Como Contratar uma Expedição Segura e Responsável
A entrada ao Monte Roraima costuma ser feita por Santa Elena de Uairén, na Venezuela, com acesso pelo município de Pacaraima (RR), no Brasil. A partir dali, é essencial contratar uma expedição autorizada, com guias experientes e equipe de apoio. Procure agências com boas avaliações, que trabalhem com guias indígenas locais e priorizem práticas sustentáveis.
Evite fazer o percurso por conta própria. Além dos riscos naturais, há exigências logísticas e ambientais que precisam ser respeitadas.
Cuidados com o Meio Ambiente
O Monte Roraima é um ecossistema frágil, com flora endêmica e áreas que ainda permanecem intocadas. Para preservá-lo:
Leve todo o seu lixo de volta (inclusive papel higiênico)
Use sabão biodegradável (ou evite usar sabão nos rios)
Caminhe somente pelas trilhas autorizadas
Respeite as orientações dos guias
Não retire pedras, plantas ou cristais como “lembrança”

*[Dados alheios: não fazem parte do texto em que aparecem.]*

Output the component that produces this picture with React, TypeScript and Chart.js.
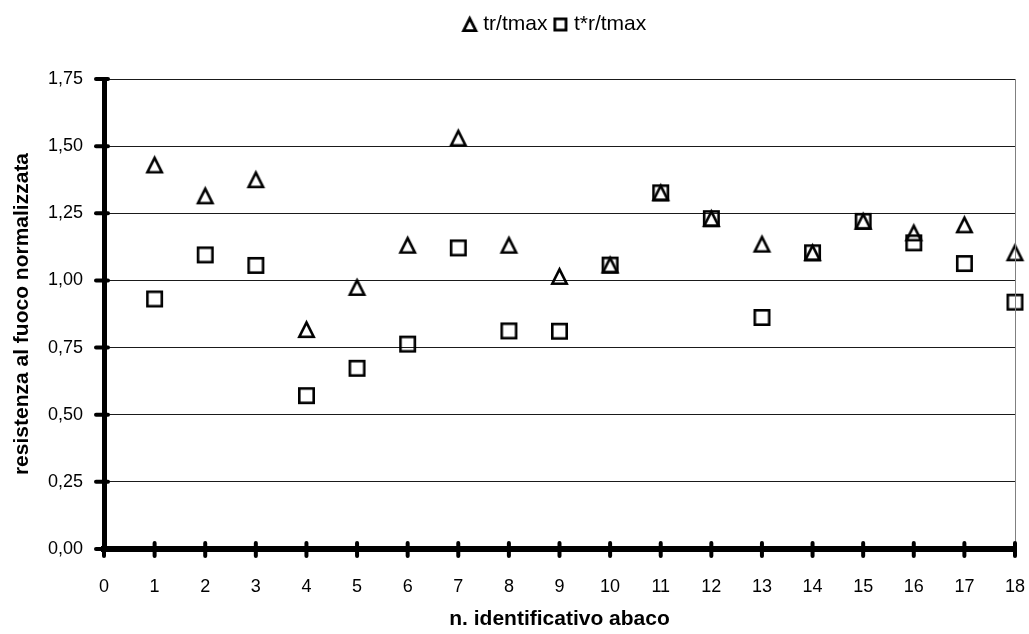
import React, { useEffect, useRef } from "react";
import { Chart, registerables } from "chart.js";

Chart.register(...registerables);

const abacoIds = [1, 2, 3, 4, 5, 6, 7, 8, 9, 10, 11, 12, 13, 14, 15, 16, 17, 18];
const trSeries = [1.43, 1.315, 1.375, 0.817, 0.974, 1.131, 1.53, 1.131, 1.015, 1.057, 1.326, 1.23, 1.135, 1.103, 1.22, 1.177, 1.207, 1.103];
const tStarSeries = [0.931, 1.095, 1.056, 0.571, 0.673, 0.763, 1.121, 0.812, 0.811, 1.057, 1.326, 1.23, 0.862, 1.103, 1.22, 1.14, 1.063, 0.919];
const seriesLabels = ["tr/tmax", "t*r/tmax"];
const xTitle = "n. identificativo abaco";
const yTitle = "resistenza al fuoco normalizzata";

function makeTriangle(size: number, lw: number): HTMLCanvasElement {
  const c = document.createElement("canvas");
  c.width = size + 6;
  c.height = size + 6;
  const ctx = c.getContext("2d")!;
  const cx = c.width / 2;
  const cy = c.height / 2;
  const h = size - lw;
  ctx.strokeStyle = "#000";
  ctx.lineWidth = lw;
  ctx.lineJoin = "miter";
  ctx.beginPath();
  ctx.moveTo(cx, cy - h / 2);
  ctx.lineTo(cx + h / 2, cy + h / 2);
  ctx.lineTo(cx - h / 2, cy + h / 2);
  ctx.closePath();
  ctx.stroke();
  return c;
}

function makeSquare(size: number, lw: number): HTMLCanvasElement {
  const c = document.createElement("canvas");
  c.width = size + 6;
  c.height = size + 6;
  const ctx = c.getContext("2d")!;
  const s = size - lw;
  ctx.strokeStyle = "#000";
  ctx.lineWidth = lw;
  ctx.strokeRect((c.width - s) / 2, (c.height - s) / 2, s, s);
  return c;
}

export default function App() {
  const ref = useRef<HTMLCanvasElement | null>(null);

  useEffect(() => {
    if (!ref.current) return;
    const triBig = makeTriangle(17, 2.6);
    const sqBig = makeSquare(17, 2.6);
    const triSmall = makeTriangle(15, 2.8);
    const sqSmall = makeSquare(14, 2.8);

    const layoutFix = {
      id: "layoutFix",
      beforeLayout(chart: any) {
        const lg = chart.legend;
        if (lg && !lg.__patched) {
          const orig = lg.fit;
          lg.fit = function () {
            orig.call(this);
            this.height = 79;
          };
          lg.__patched = true;
        }
      },
      afterLayout(chart: any) {
        const lg = chart.legend;
        if (lg) {
          lg.left = chart.chartArea.left - 6;
          lg.right = chart.chartArea.right;
          lg.width = lg.right - lg.left;
          lg.top = 4;
          lg.bottom = 79;
        }
      },
      afterDraw(chart: any) {
        const { ctx, chartArea } = chart;
        const xs = chart.scales.x;
        const ys = chart.scales.y;
        ctx.save();
        ctx.strokeStyle = "#808080";
        ctx.lineWidth = 1;
        ctx.beginPath();
        ctx.moveTo(Math.round(chartArea.right) + 0.5, chartArea.top);
        ctx.lineTo(Math.round(chartArea.right) + 0.5, chartArea.bottom);
        ctx.stroke();
        ctx.strokeStyle = "#000";
        ctx.lineWidth = 4;
        ctx.lineCap = "round";
        xs.ticks.forEach((_t: any, i: number) => {
          const px = xs.getPixelForTick(i);
          ctx.beginPath();
          ctx.moveTo(px, xs.top - 6);
          ctx.lineTo(px, xs.top + 7);
          ctx.stroke();
        });
        ys.ticks.forEach((_t: any, i: number) => {
          const py = ys.getPixelForTick(i);
          ctx.beginPath();
          ctx.moveTo(ys.right - 8, py);
          ctx.lineTo(ys.right + 4, py);
          ctx.stroke();
        });
        ctx.restore();
      },
    };

    const chart = new Chart(ref.current, {
      type: "scatter",
      data: {
        datasets: [
          {
            label: seriesLabels[0],
            data: abacoIds.map((x, i) => ({ x, y: trSeries[i] })),
            pointStyle: triBig as any,
            pointRadius: 9,
            borderColor: "#000",
            backgroundColor: "rgba(0,0,0,0)",
            clip: false as any,
          },
          {
            label: seriesLabels[1],
            data: abacoIds.map((x, i) => ({ x, y: tStarSeries[i] })),
            pointStyle: sqBig as any,
            pointRadius: 9,
            borderColor: "#000",
            backgroundColor: "rgba(0,0,0,0)",
            clip: false as any,
          },
        ],
      },
      options: {
        animation: false,
        responsive: false,
        devicePixelRatio: 1,
        events: [],
        layout: { autoPadding: false, padding: { top: 0, left: 0, right: 14, bottom: 0 } } as any,
        plugins: {
          tooltip: { enabled: false },
          legend: {
            display: true,
            position: "top",
            align: "center",
            labels: {
              usePointStyle: true,
              pointStyleWidth: 6,
              padding: 10,
              color: "#000",
              font: { family: "Arial, 'Liberation Sans', sans-serif", size: 21 },
              generateLabels: (ch: any) => {
                const items = Chart.defaults.plugins.legend.labels.generateLabels(ch);
                return items.map((it: any, i: number) => ({
                  ...it,
                  pointStyle: i === 0 ? triSmall : sqSmall,
                }));
              },
            },
          },
        },
        scales: {
          x: {
            type: "linear",
            min: 0,
            max: 18,
            afterFit: (s: any) => {
              s.height = 85;
              s.paddingRight = 0;
            },
            ticks: {
              stepSize: 1,
              padding: 27,
              color: "#000",
              font: { family: "Arial, 'Liberation Sans', sans-serif", size: 18 },
              maxRotation: 0,
              autoSkip: false,
            },
            grid: { display: true, drawOnChartArea: false, drawTicks: false },
            border: { display: true, color: "#000", width: 6 },
            title: {
              display: true,
              text: xTitle,
              color: "#000",
              font: { family: "Arial, 'Liberation Sans', sans-serif", size: 21, weight: "bold" },
              padding: { top: 0, bottom: 2 },
            },
          },
          y: {
            type: "linear",
            min: 0,
            max: 1.75,
            afterFit: (s: any) => {
              s.width = 104;
            },
            ticks: {
              stepSize: 0.25,
              padding: 21,
              color: "#000",
              font: { family: "Arial, 'Liberation Sans', sans-serif", size: 18 },
              callback: (v: any) => Number(v).toFixed(2).replace(".", ","),
            },
            grid: { color: "#1a1a1a", lineWidth: 1, drawTicks: false },
            border: { display: true, color: "#000", width: 5 },
            title: {
              display: true,
              text: yTitle,
              color: "#000",
              font: { family: "Arial, 'Liberation Sans', sans-serif", size: 21, weight: "bold" },
              padding: { top: 10, bottom: 0 },
            },
          },
        },
      },
      plugins: [layoutFix],
    });

    return () => {
      chart.destroy();
    };
  }, []);

  return (
    <div style={{ position: "absolute", left: 0, top: 0, width: 1029, height: 634, background: "#fff" }}>
      <canvas ref={ref} width={1029} height={634} style={{ display: "block", width: 1029, height: 634 }} />
    </div>
  );
}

Lembre-se: o maior presente que você pode levar é a memória da experiência vivida, e o maior respeito que pode demonstrar é deixar tudo como encontrou.
Conclusão
Ir rumo ao Monte Roraima é muito mais do que uma viagem: é uma travessia interior, uma experiência rara que combina natureza bruta, misticismo ancestral e superação pessoal. Cada passo nessa jornada nos leva para mais perto da essência do que significa aventurar-se verdadeiramente — longe do conforto, perto da alma.
Poucos lugares no mundo oferecem um cenário tão impressionante e, ao mesmo tempo, tão silenciosamente transformador. As savanas douradas, os rios gelados, as rochas esculpidas por milênios e o topo coberto por nuvens e silêncio… tudo ali parece nos lembrar que somos passageiros em uma Terra viva e antiga, e que há muito mais a ser sentido do que explicado.
E então, fica a pergunta:
O que você procura quando parte em direção ao desconhecido?
Talvez você busque respostas, ou talvez precise de silêncio. Talvez queira se testar, ou apenas respirar fundo e lembrar quem você é sem distrações. Seja qual for o motivo, essa jornada oferece o espaço e o tempo para você descobrir.